» What you are asked to do
Your output is the lines from the first one to the one containing "plt.rcParams['font.family'] = ['Liberation", repeated exactly, with images left out.
* start *
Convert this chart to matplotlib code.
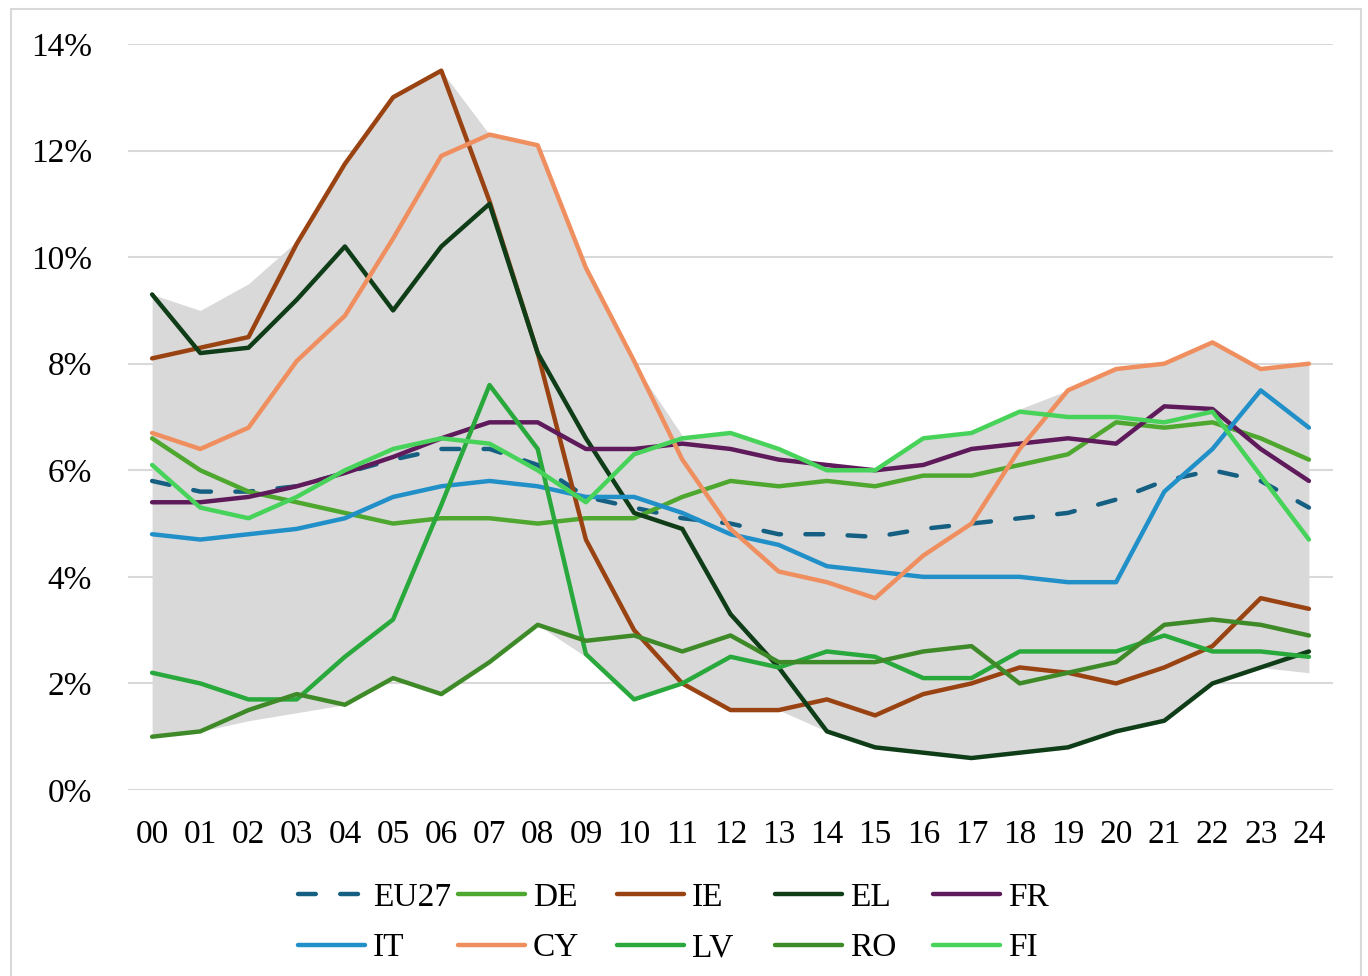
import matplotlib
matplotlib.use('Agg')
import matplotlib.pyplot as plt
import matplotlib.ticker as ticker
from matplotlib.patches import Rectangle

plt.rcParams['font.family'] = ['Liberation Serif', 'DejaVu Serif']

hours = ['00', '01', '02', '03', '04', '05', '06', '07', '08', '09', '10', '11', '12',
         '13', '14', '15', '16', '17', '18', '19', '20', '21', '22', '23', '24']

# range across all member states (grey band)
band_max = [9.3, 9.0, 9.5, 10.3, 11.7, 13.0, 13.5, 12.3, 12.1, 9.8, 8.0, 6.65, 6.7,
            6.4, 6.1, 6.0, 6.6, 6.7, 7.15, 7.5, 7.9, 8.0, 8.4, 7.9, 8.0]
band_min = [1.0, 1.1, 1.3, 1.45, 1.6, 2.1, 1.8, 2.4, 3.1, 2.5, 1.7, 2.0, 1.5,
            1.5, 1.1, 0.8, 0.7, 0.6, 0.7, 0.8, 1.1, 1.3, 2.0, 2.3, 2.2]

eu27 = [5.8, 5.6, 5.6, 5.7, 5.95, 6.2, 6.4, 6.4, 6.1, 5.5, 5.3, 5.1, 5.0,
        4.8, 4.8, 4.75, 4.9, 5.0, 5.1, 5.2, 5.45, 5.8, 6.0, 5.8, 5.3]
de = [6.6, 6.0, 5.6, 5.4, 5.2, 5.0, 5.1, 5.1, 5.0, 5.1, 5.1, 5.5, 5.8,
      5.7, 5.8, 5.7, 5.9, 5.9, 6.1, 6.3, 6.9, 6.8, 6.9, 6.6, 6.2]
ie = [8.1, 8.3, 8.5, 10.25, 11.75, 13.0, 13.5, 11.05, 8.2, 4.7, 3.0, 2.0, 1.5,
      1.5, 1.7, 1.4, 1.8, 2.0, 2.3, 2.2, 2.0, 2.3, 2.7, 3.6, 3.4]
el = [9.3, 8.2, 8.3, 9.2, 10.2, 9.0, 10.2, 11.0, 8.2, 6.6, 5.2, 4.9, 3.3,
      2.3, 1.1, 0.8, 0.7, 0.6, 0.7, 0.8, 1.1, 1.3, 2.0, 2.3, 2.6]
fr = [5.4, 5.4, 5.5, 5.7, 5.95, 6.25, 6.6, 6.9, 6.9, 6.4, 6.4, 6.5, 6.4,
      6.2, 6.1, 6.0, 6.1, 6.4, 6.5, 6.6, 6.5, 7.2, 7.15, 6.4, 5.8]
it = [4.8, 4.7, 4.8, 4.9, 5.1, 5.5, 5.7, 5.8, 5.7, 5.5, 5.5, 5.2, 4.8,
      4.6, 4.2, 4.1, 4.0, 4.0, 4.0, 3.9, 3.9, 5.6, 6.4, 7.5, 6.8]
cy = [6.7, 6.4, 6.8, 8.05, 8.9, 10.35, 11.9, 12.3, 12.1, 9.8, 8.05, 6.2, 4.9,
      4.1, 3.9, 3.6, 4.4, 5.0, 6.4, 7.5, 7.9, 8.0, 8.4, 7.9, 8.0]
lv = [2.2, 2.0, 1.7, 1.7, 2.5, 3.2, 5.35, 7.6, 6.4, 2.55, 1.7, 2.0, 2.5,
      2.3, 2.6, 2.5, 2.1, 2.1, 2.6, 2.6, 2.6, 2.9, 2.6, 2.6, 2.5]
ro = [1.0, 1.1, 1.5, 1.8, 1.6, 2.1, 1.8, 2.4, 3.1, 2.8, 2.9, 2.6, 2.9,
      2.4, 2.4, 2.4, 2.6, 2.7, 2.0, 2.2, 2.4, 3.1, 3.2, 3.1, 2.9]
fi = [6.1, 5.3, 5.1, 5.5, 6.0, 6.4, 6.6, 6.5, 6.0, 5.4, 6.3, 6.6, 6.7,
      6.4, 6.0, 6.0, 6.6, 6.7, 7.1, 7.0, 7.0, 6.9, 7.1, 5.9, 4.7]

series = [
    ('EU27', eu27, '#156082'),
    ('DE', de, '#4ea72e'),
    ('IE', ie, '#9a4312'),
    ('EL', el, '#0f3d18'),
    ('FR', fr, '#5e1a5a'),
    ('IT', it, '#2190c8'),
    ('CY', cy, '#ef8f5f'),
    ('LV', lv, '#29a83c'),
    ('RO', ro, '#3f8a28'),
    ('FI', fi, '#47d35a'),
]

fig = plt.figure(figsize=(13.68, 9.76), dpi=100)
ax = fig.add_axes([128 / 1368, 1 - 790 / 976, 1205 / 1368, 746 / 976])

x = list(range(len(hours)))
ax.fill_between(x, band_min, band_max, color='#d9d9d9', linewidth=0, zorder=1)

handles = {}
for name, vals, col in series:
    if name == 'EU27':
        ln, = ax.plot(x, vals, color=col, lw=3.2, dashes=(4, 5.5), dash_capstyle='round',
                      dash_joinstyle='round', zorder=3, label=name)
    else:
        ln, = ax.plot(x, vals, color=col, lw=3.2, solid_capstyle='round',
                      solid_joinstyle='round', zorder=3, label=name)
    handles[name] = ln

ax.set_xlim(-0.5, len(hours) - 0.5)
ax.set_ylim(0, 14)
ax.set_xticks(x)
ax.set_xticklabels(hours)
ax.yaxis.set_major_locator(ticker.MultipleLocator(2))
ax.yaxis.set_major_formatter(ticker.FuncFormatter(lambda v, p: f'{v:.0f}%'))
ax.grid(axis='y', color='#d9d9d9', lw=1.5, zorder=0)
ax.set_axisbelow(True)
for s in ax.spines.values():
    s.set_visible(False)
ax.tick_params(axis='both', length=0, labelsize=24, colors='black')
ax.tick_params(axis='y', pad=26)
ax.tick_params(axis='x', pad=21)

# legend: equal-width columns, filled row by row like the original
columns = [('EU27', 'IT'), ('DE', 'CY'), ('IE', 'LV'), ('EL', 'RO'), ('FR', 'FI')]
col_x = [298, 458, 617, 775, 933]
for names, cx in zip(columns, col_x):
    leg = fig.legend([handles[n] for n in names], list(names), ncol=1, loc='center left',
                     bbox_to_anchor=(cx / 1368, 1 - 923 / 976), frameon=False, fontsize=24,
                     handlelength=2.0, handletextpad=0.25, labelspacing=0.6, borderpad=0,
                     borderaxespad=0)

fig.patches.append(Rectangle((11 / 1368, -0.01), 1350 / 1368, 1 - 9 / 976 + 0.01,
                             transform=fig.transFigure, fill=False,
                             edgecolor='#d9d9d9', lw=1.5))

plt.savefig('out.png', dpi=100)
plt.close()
* end *
» The output
Convert this chart to matplotlib code.
import matplotlib
matplotlib.use('Agg')
import matplotlib.pyplot as plt
import matplotlib.ticker as ticker
from matplotlib.patches import Rectangle

plt.rcParams['font.family'] = ['Liberation Serif', 'DejaVu Serif']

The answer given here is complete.